Pelanggaran hukum yang dilakukan oleh guru dapat dieliminiasi
melalui upaya preventif, yaitu dengan menerapkan Etika Profesi Guru yang
disusun oleh Organisasi Profesi Guru sesuai dengan amanat UU Sisdiknas dan UU
Guru dan Dosen. Upaya preventif ini lebih efektif dan efisiensi jika
dibandingkan dengan upaya represif, karena mencegah lebih baik dari pada
mengobati, sosialisasi, implementasi dan pengawasan (Purwoleksono, 2008).
Etika Profesi Guru menjadi tanggung jawab Dewan Kehormatan Profesi
Guru Indonesia yang telah terbentuk pada bulan Pebruari tahun 2011, Untuk itu
Dewan Kehormatan Profesi Guru Indonesia harus bekerja keras melaksanakan
perannya sebagai lembaga yang bertanggung jawab dalam upaya pencegahan
terjadinya pelanggaran hukum yang dilakukan guru dalam melaksanakan tugasnya (Harun,
2016).
Pentingnya Etika Profesi Guru dalam mengeliminasi pelanggaran hukum
yang dilakukan oleh guru, maka masyarakat sebagai harus ikut berperan sebagai pengkontrol
pelaksanaan Etika Profesi Guru. Kontrol tersebut dapat dilakukan melalui
pengawasan kerja Dewan Kehormatan Profesi Guru Indonesia dan memberikan
penilaian kualitas dan perilaku guru dalam menjalankan tugasnya apakah masih
melanggar hukum atau tidak.
Daftar
Pustaka
Astuti, P. 2012. Etika Profesi Sebagai Upaya Preventif untuk Meminimalisasi Pelanggaran Hukum yang Dilakukan Oleh Guru. Arena Hukum, 5 (3), 182-190. Dari https://arenahukum.ub.ac.id/index.php/arena/article/view/108/110.

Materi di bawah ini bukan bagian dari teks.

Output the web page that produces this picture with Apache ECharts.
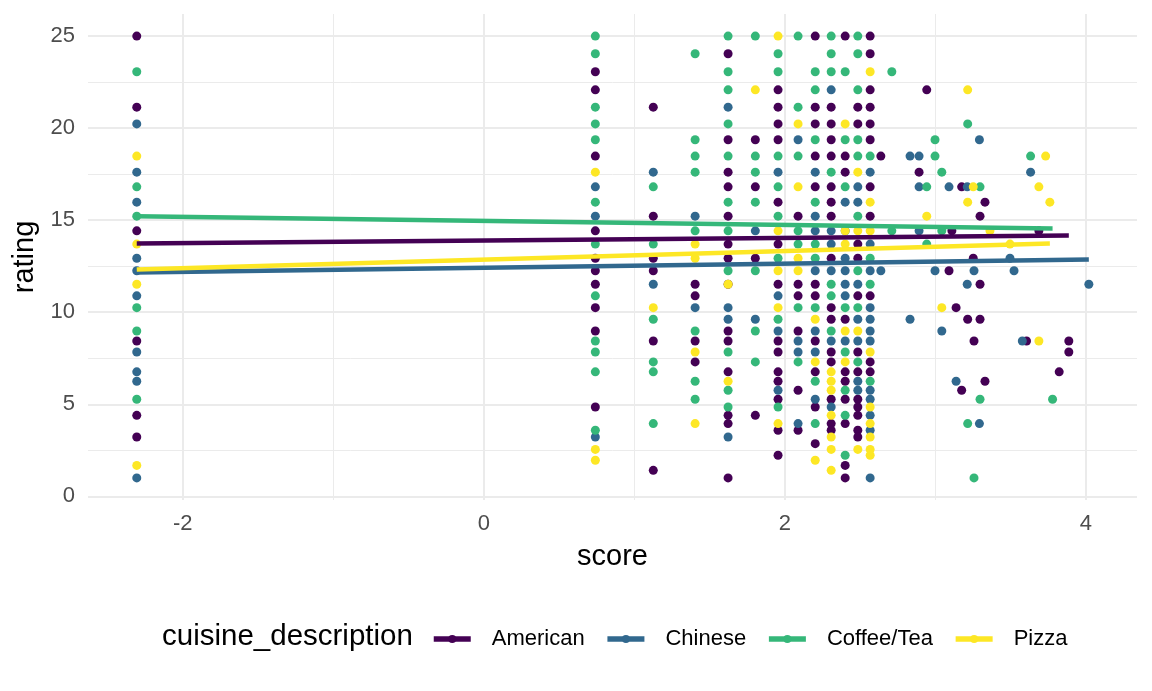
<!DOCTYPE html>
<html>
<head>
<meta charset="utf-8">
<title>rating vs score</title>
<script src="https://cdn.jsdelivr.net/npm/echarts@6/dist/echarts.min.js"></script>
<style>
  html, body { margin: 0; padding: 0; background: #fff; }
  #chart { width: 1152px; height: 691px; }
</style>
</head>
<body>
<div id="chart"></div>
<script>
// points grouped by score column: [score, [ratings...]]
const american = [
  [-2.306, [25.0, 21.14, 14.42, 8.44, 4.40, 3.22]],
  [0.741, [23.06, 22.08, 18.48, 14.42, 12.93, 12.25, 11.52, 10.25, 8.98, 4.85]],
  [1.126, [21.14, 15.22, 12.93, 12.25, 8.44, 1.41]],
  [1.404, [11.52, 10.89, 8.44, 7.30]],
  [1.623, [24.04, 19.37, 17.61, 16.81, 15.22, 13.70, 12.93, 11.52, 8.98, 8.44, 6.76, 4.40, 3.95, 1.0]],
  [1.804, [19.37, 16.81, 12.93, 4.40]],
  [1.955, [22.08, 21.14, 20.23, 19.37, 15.98, 13.70, 11.52, 8.44, 7.84, 6.76, 6.25, 5.27, 3.59, 2.23]],
  [2.088, [15.22, 11.52, 10.89, 8.98, 5.76, 3.59]],
  [2.202, [25.0, 21.14, 20.23, 18.48, 16.81, 11.52, 10.89, 8.44, 6.76, 4.85, 2.86]],
  [2.308, [21.14, 20.23, 19.37, 18.48, 16.81, 15.98, 15.22, 12.93, 10.25, 9.62, 7.84, 7.30, 5.27, 3.95, 3.59]],
  [2.401, [25.0, 18.48, 17.61, 9.62, 6.76, 6.25, 5.27, 3.95, 1.68, 1.0]],
  [2.485, [21.14, 20.23, 13.70, 12.93, 10.89, 7.84, 6.76, 5.27, 4.85, 4.40, 3.59, 3.22]],
  [2.567, [25.0, 24.04, 22.08, 21.14, 20.23, 19.37, 16.81, 15.22, 10.89, 7.30, 6.76]],
  [2.638, [18.48]],
  [2.892, [17.61]], [2.943, [22.08]], [3.091, [12.25]], [3.11, [14.42]],
  [3.138, [10.25]], [3.175, [16.81, 5.76]], [3.215, [9.62]], [3.252, [12.93]],
  [3.257, [8.44]], [3.297, [15.22, 11.52, 9.62]], [3.33, [15.98, 6.25]],
  [3.606, [8.44]], [3.688, [14.42]], [3.823, [6.76]], [3.887, [8.44, 7.84]]
];

const chinese = [
  [-2.306, [20.23, 17.61, 15.98, 12.93, 12.25, 10.89, 7.84, 6.76, 6.25, 1.0]],
  [0.741, [16.81, 15.22, 3.22]],
  [1.126, [17.61, 11.52]],
  [1.404, [15.22, 10.25]],
  [1.623, [21.14, 10.25, 9.62, 3.22]],
  [1.804, [14.42, 9.62]],
  [1.955, [17.61, 10.89, 8.98, 5.76]],
  [2.088, [19.37, 8.44, 7.84, 3.95]],
  [2.202, [17.61, 15.22, 14.42, 12.25, 8.98, 7.84, 5.27]],
  [2.308, [22.08, 14.42, 13.70, 12.25, 8.44, 4.85]],
  [2.401, [15.98, 14.42, 12.93, 12.25, 11.52, 10.89, 8.44]],
  [2.485, [16.81, 15.98, 11.52, 9.62, 8.44, 6.25, 5.76]],
  [2.567, [17.61, 13.70, 12.25, 10.25, 9.62, 8.98, 8.44, 5.76, 5.27, 4.40, 3.59, 1.0]],
  [2.638, [12.25]],
  [2.832, [18.48, 9.62]], [2.892, [18.48, 16.81, 14.42]], [2.998, [12.25]],
  [3.043, [8.98]], [3.091, [16.81]], [3.138, [6.25]], [3.212, [16.81, 11.52]],
  [3.257, [12.25]], [3.293, [19.37, 3.95]], [3.496, [12.93]], [3.523, [12.25]],
  [3.578, [8.44]], [3.633, [17.61]], [4.02, [11.52]]
];

const coffeeTea = [
  [-2.306, [23.06, 16.81, 15.22, 10.25, 8.98, 5.27]],
  [0.741, [25.0, 24.04, 21.14, 20.23, 19.37, 15.98, 13.70, 10.89, 8.44, 7.84, 6.76, 3.59]],
  [1.126, [16.81, 13.70, 9.62, 7.30, 6.76, 3.95]],
  [1.404, [24.04, 19.37, 18.48, 17.61, 14.42, 8.98, 6.25, 5.27]],
  [1.623, [25.0, 23.06, 22.08, 20.23, 18.48, 15.98, 14.42, 12.25, 7.84, 5.76, 4.85]],
  [1.804, [25.0, 18.48, 17.61, 15.98, 12.25, 8.98, 7.30]],
  [1.955, [24.04, 23.06, 18.48, 16.81, 15.22, 12.93, 9.62, 4.85]],
  [2.088, [25.0, 21.14, 18.48, 14.42, 13.70, 10.25, 7.30]],
  [2.202, [23.06, 22.08, 19.37, 15.98, 13.70, 12.93, 10.25, 6.25, 3.95]],
  [2.308, [25.0, 24.04, 23.06, 17.61, 11.52, 10.89, 8.98]],
  [2.401, [23.06, 19.37, 16.81, 10.25, 7.84, 5.76, 4.40, 2.23]],
  [2.485, [25.0, 24.04, 22.08, 19.37, 18.48, 15.22, 12.25, 10.25, 7.30]],
  [2.567, [18.48, 12.93, 11.52, 6.25]],
  [2.711, [23.06, 14.42]], [2.943, [16.81, 13.70]], [2.998, [19.37, 18.48]],
  [3.043, [17.61, 14.42]], [3.215, [20.23, 3.95]], [3.257, [1.0]],
  [3.297, [16.81, 5.27]], [3.633, [18.48]], [3.779, [5.27]]
];

const pizza = [
  [-2.306, [18.48, 13.70, 11.52, 1.68]],
  [0.741, [17.61, 2.55, 1.96]],
  [1.126, [10.25]],
  [1.404, [13.70, 12.93, 7.84, 3.95]],
  [1.623, [11.52, 6.25]],
  [1.804, [22.08]],
  [1.955, [25.0, 14.42, 12.25, 10.25, 3.95]],
  [2.088, [20.23, 16.81, 12.93, 12.25]],
  [2.202, [9.62, 7.30, 1.96]],
  [2.308, [6.76, 6.25, 5.76, 4.40, 3.22, 2.55, 1.41]],
  [2.401, [20.23, 14.42, 13.70, 8.98, 7.30]],
  [2.485, [17.61, 14.42, 8.98, 2.55]],
  [2.567, [23.06, 15.98, 14.42, 7.84, 4.85, 3.95, 3.22, 2.55, 2.23]],
  [2.943, [15.22]], [3.043, [10.25]], [3.215, [22.08, 15.98]], [3.252, [16.81]],
  [3.363, [14.42]], [3.496, [13.70]], [3.688, [16.81, 8.44]], [3.733, [18.48]],
  [3.761, [15.98]]
];

// lm fit end points
const americanFit = [[-2.306, 13.73], [3.887, 14.17]];
const chineseFit = [[-2.306, 12.16], [4.02, 12.86]];
const coffeeTeaFit = [[-2.306, 15.22], [3.779, 14.55]];
const pizzaFit = [[-2.306, 12.32], [3.761, 13.73]];

const cuisines = ["American", "Chinese", "Coffee/Tea", "Pizza"];
const colors = ["#440154", "#31688E", "#35B779", "#FDE725"];
const xTicks = [-2, 0, 2, 4];
const xMinor = [-1, 1, 3];
const yTicks = [0, 5, 10, 15, 20, 25];
const yMinor = [2.5, 7.5, 12.5, 17.5, 22.5];

const pointSets = [american, chinese, coffeeTea, pizza];
const fitSets = [americanFit, chineseFit, coffeeTeaFit, pizzaFit];

const flatten = (cols) => cols.flatMap(([x, ys]) => ys.map((y) => [x, y]));

const gridColor = "#EBEBEB";
const gridLines = [
  ...xTicks.map((v) => ({ xAxis: v, lineStyle: { width: 2 } })),
  ...xMinor.map((v) => ({ xAxis: v, lineStyle: { width: 1 } })),
  ...yTicks.map((v) => ({ yAxis: v, lineStyle: { width: 2 } })),
  ...yMinor.map((v) => ({ yAxis: v, lineStyle: { width: 1 } }))
];

const fitSeries = cuisines.map((name, i) => ({
  name,
  type: "line",
  data: fitSets[i],
  showSymbol: false,
  symbol: "circle",
  color: colors[i],
  lineStyle: { width: 4.5, color: colors[i] },
  z: 4 + i,
  silent: true
}));

const pointSeries = cuisines.map((name, i) => ({
  name,
  type: "scatter",
  data: flatten(pointSets[i]),
  symbolSize: 9,
  itemStyle: { color: colors[i], opacity: 1 },
  z: 2
}));

const chart = echarts.init(document.getElementById("chart"));

chart.setOption({
  animation: false,
  textStyle: { fontFamily: "'Liberation Sans', Arial, sans-serif" },
  title: {
    text: "cuisine_description",
    left: 162,
    top: 622,
    padding: 0,
    textStyle: { fontSize: 29.5, fontWeight: "normal", color: "#000" }
  },
  legend: {
    data: cuisines,
    left: 431,
    top: 628,
    padding: 0,
    itemWidth: 37,
    itemHeight: 10,
    itemGap: 20,
    lineStyle: { width: 5.5 },
    textStyle: { fontSize: 22, color: "#000", padding: [0, 0, 0, 16] }
  },
  grid: { left: 88, right: 15, top: 14, bottom: 191 },
  xAxis: {
    type: "value",
    min: -2.63,
    max: 4.34,
    name: "score",
    nameLocation: "middle",
    nameGap: 42,
    nameTextStyle: { fontSize: 29, color: "#000" },
    axisLine: { show: false, onZero: false },
    axisTick: { show: false },
    splitLine: { show: false },
    axisLabel: {
      fontSize: 22,
      color: "#4D4D4D",
      margin: 13,
      formatter: (v) => (xTicks.some((t) => Math.abs(t - v) < 1e-6) ? String(v) : "")
    }
  },
  yAxis: {
    type: "value",
    min: -0.2,
    max: 26.2,
    name: "rating",
    nameLocation: "middle",
    nameGap: 43,
    nameTextStyle: { fontSize: 29, color: "#000" },
    axisLine: { show: false, onZero: false },
    axisTick: { show: false },
    splitLine: { show: false },
    axisLabel: {
      fontSize: 22,
      color: "#4D4D4D",
      margin: 13,
      formatter: (v) => (yTicks.some((t) => Math.abs(t - v) < 1e-6) ? String(v) : "")
    }
  },
  series: [
    ...fitSeries,
    ...pointSeries,
    {
      name: "grid",
      type: "scatter",
      data: [],
      silent: true,
      z: 0,
      markLine: {
        silent: true,
        z: 0,
        symbol: ["none", "none"],
        label: { show: false },
        lineStyle: { color: gridColor, type: "solid" },
        emphasis: { disabled: true },
        data: gridLines
      }
    }
  ]
});
</script>
</body>
</html>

Harun. 2016. Perlindungan Hukum Profesi Guru Dalam Perspektif Hukum Positif. Jurnal Law and Justice, 1 (1), 74-84. Dari http://journals.ums.ac.id/index.php/laj/article/view/2858.
Purwoleksono, D. E. 2008. Pidato Pengukuhan Guru Besar
“Pengaturan Sanksi Pidana Dalam Ketentuan Undangundang”. Surabaya:
Universitas Airlangga.
Undang-undang
Nomor 20 Tahun 2003 tentang Sistem Pendidikan Nasional.
Undang-undang
Nomor 14 Tahun 2005 tentang Guru dan Dosen.